At the Armistice the advanced units had crossed the Sambre and reached the Maubeuge-Avesnes road. The Division was the only Territorial formation to be selected to enter Germany and took over the area around Schleiden in December.
Thomas finally returned to the UK on 3/2/1919 and was discharged on 19/8/1919.

Family Life

Thomas was born in Brotherton about 1880.
In 1881 he was to be found in the home of his grandparents Thomas and Hannah Sharp at Bunkers Hill, Brotherton. His mother was Alice Patchett nee Sharp aged 22. Her husband, Albert, was not in residence at the time.
The Sharp family can be traced back to at least 1841 within the Brotherton Parish although not always in Brotherton itself.
Grandfather Thomas was born in Burton Salmon about 1816 and in 1841he was living with his parents James and Elizabeth (born about 1791) in Burton Salmon and was one of at least 7 siblings.
By 1851 he had married Hannah from Cowick and was living in Rawcliffe. He was employed as a ‘Railway Worker’.
In 1861 he was living at The Lodge, Byram-cum-Poole, Burton Salmon with his wife and 7 children, most of whom had been born in the village. His daughter Alice was 2 years old. At the time he was employed - probably on the Byram Estate - as a ‘Gamekeeper’.
However, by 1871 he had left the employ of the estate and was working as a ‘Railway Signalman’ and living in Bunkers Hill, Brotherton.
Albert Patchett, Thomas’ father had not been in residence in Brotherton with his wife and children at the time of the census in 1881 because he had been in his parent’s home at 4 Ebenezer Street, Eccleshill, Bradford. His family were all from that area and the men were employed mainly as ‘Stone Masons’.
Indeed, by 1891 Albert had moved his family to 14 Manor Street, Eccleshill. His children were listed as Thomas (10), William, (8), Sarah Hannah (5), George Albert (3) and Sam (10 months). No mention is made of George who was at Thomas Sharp’s in 1881 and would have been 12 years old.
Next door was William Beansland Patchet, Thomas’ paternal grandfather who was by then widowed and living with 2 of his daughters.
In 1901 the family had expanded and moved to 4 Eldon Place, Eccleshill and Albert was by then a ‘Foreman Mason’. Thomas who was about 20 by then was not with the family as he had earlier joined the Army and was in South Africa.

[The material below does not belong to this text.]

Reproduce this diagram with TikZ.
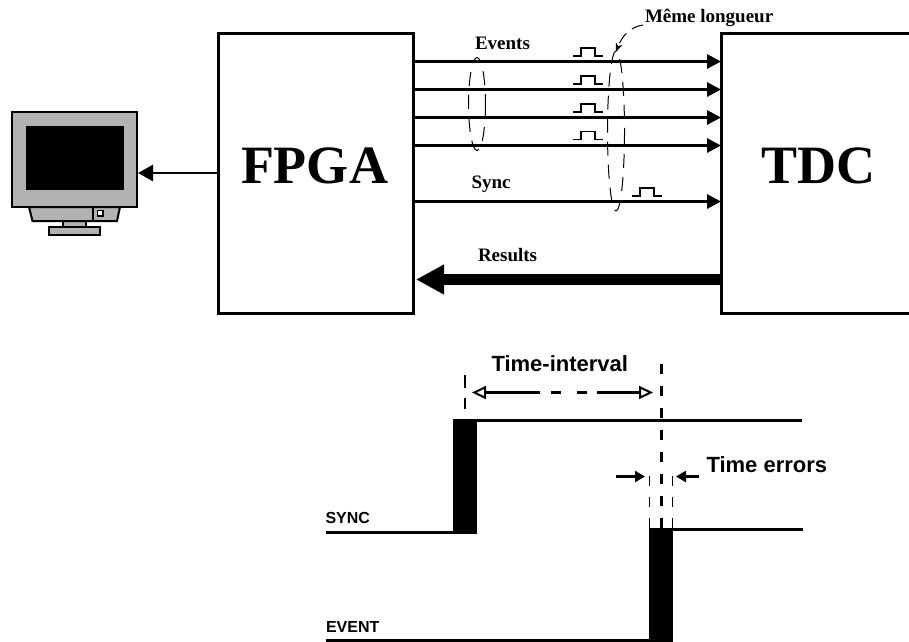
\documentclass[tikz,border=0pt]{standalone}
\usepackage{fontspec}
\setmainfont{Liberation Serif}
\newfontfamily\arialb{Liberation Sans}
\usetikzlibrary{arrows.meta}
\tikzset{
  x=1pt,y=-1pt,
  every node/.style={inner sep=0pt,outer sep=0pt,anchor=base west},
  bigtxt/.style={font=\fontsize{54}{54}\selectfont\bfseries},
  smalltxt/.style={font=\fontsize{19}{20}\selectfont\bfseries},
  sanslab/.style={font=\arialb\fontsize{22}{24}\selectfont\bfseries},
  tinysans/.style={font=\arialb\fontsize{16}{18}\selectfont\bfseries},
  wire/.style={line width=3pt,-{Triangle[length=14pt,width=14pt]}},
  pulse/.style={line width=1.3pt},
  loopdash/.style={line width=1pt,dash pattern=on 14pt off 9pt},
  signal/.style={line width=3pt},
  smallarrow/.style={line width=2.4pt,-{Triangle[length=10pt,width=11pt]}},
  openarrow/.style={line width=2.6pt,-{Triangle[open,length=14pt,width=13pt,line width=2pt]}},
}
\newcommand{\pulsemark}[2]{\draw[pulse] (#1,#2) -- ++(8,0) -- ++(0,-8) -- ++(14,0) -- ++(0,8) -- ++(8,0);}
\begin{document}
\begin{tikzpicture}
\useasboundingbox (0,0) rectangle (909,641);
% monitor
\begin{scope}[line width=2pt,draw=black]
\draw[fill=black!30] (49,226.5) rectangle (100,235);
\draw[fill=black!30] (63,221) rectangle (86,227);
\draw[fill=black!30] (29,207) -- (32.5,221) -- (117,221) -- (120,207) -- cycle;
\draw (93,207) -- (93,221);
\draw[fill=white,line width=1.4pt] (97.5,210.5) rectangle (103,216);
\draw[fill=black!30] (12,112) rectangle (137,206.5);
\fill[black] (26,126) rectangle (124,190);
\end{scope}
\coordinate (mon) at (138,173);
% blocks
\draw[line width=3pt] (218,33) rectangle (413,313);
\coordinate (fl) at (218,173);
\draw[line width=3pt] (912,33) -- (721,33) -- (721,313) -- (912,313);
\node[bigtxt] (fpga) at (241,183) {FPGA};
\node[bigtxt] (tdc) at (761,183) {TDC};
\draw[line width=2.6pt,-{Triangle[length=15pt,width=16pt]}] (fl) -- (mon);
% wires
\foreach \n/\yy in {a/61.5,b/89.5,c/117.5,d/145.5,e/201.5}{
  \coordinate (l\n) at (413,\yy);
  \coordinate (r\n) at (721,\yy);
  \draw[wire] (l\n) -- (r\n);
}
\coordinate (rr) at (721,279.5);
\coordinate (lr) at (416,279.5);
\draw[line width=11pt,-{Triangle[length=28pt,width=28pt,sep=0pt]}] (rr) -- (lr);
% pulses
\pulsemark{573}{56}
\pulsemark{573}{84}
\pulsemark{573}{112}
\pulsemark{573}{139.5}
\pulsemark{632}{196}
% loops
\draw[loopdash] (477,104) ellipse [x radius=8.5,y radius=46.5];
\draw[loopdash] (616,131) ellipse [x radius=8.5,y radius=80];
\draw[line width=1pt,-{Stealth[length=9pt,width=7pt]},dash pattern=on 12pt off 7pt] (643,25) .. controls (630,27) and (622,36) .. (616,52);
% labels
\node[smalltxt] (ev) at (475,49) {Events};
\node[smalltxt] (sy) at (471.5,188) {Sync};
\node[smalltxt] (re) at (478,261) {Results};
\node[smalltxt] (ml) at (645,22) {Même longueur};
% timing
\fill[black] (453,420) rectangle (477,533);
\draw[signal] (326,532) -- (477,532);
\draw[signal] (453,420) -- (802,420);
\fill[black] (649,528) rectangle (673,641);
\draw[signal] (326,640) -- (673,640);
\draw[signal] (649,529) -- (803,529);
\draw[line width=2.6pt,dash pattern=on 13pt off 10pt] (465,375) -- (465,409);
\draw[line width=3pt,dash pattern=on 10pt off 12pt] (661,363.5) -- (661,530);
\draw[line width=1pt,dash pattern=on 10pt off 11pt] (649,476) -- (649,529);
\draw[line width=1pt,dash pattern=on 10pt off 11pt] (672,476) -- (672,529);
\coordinate (tl) at (472,392.5);
\coordinate (tr) at (653,392.5);
\coordinate (tl2) at (540,392.5);
\coordinate (tr2) at (597,392.5);
\draw[openarrow] (tl2) -- (tl);
\draw[openarrow] (tr2) -- (tr);
\draw[line width=2.6pt,dash pattern=on 10pt off 16pt] (551,392.5) -- (tr2);
\draw[smallarrow] (616,476.5) -- (645,476.5);
\draw[smallarrow] (699,476.5) -- (676,476.5);
\node[sanslab] (ti) at (491.5,371) {Time-interval};
\node[sanslab] (te) at (706.5,472) {Time errors};
\node[tinysans] (sl) at (325.5,523) {SYNC};
\node[tinysans] (el) at (326,632) {EVENT};
\end{tikzpicture}
\end{document}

After the War the last known address for Thomas was 9 West End Terrace Eccleshill as this was written on the form indicating his medal awards. It was just a few doors away from where his wife Alice lived before they were married.
The only other details currently available are -
On Dec 31st 1915 nineteen month old Alice Maud Patchett from 9 West End Terrace died.
Alice Maud, wife of Thomas, died on 17th November 1964.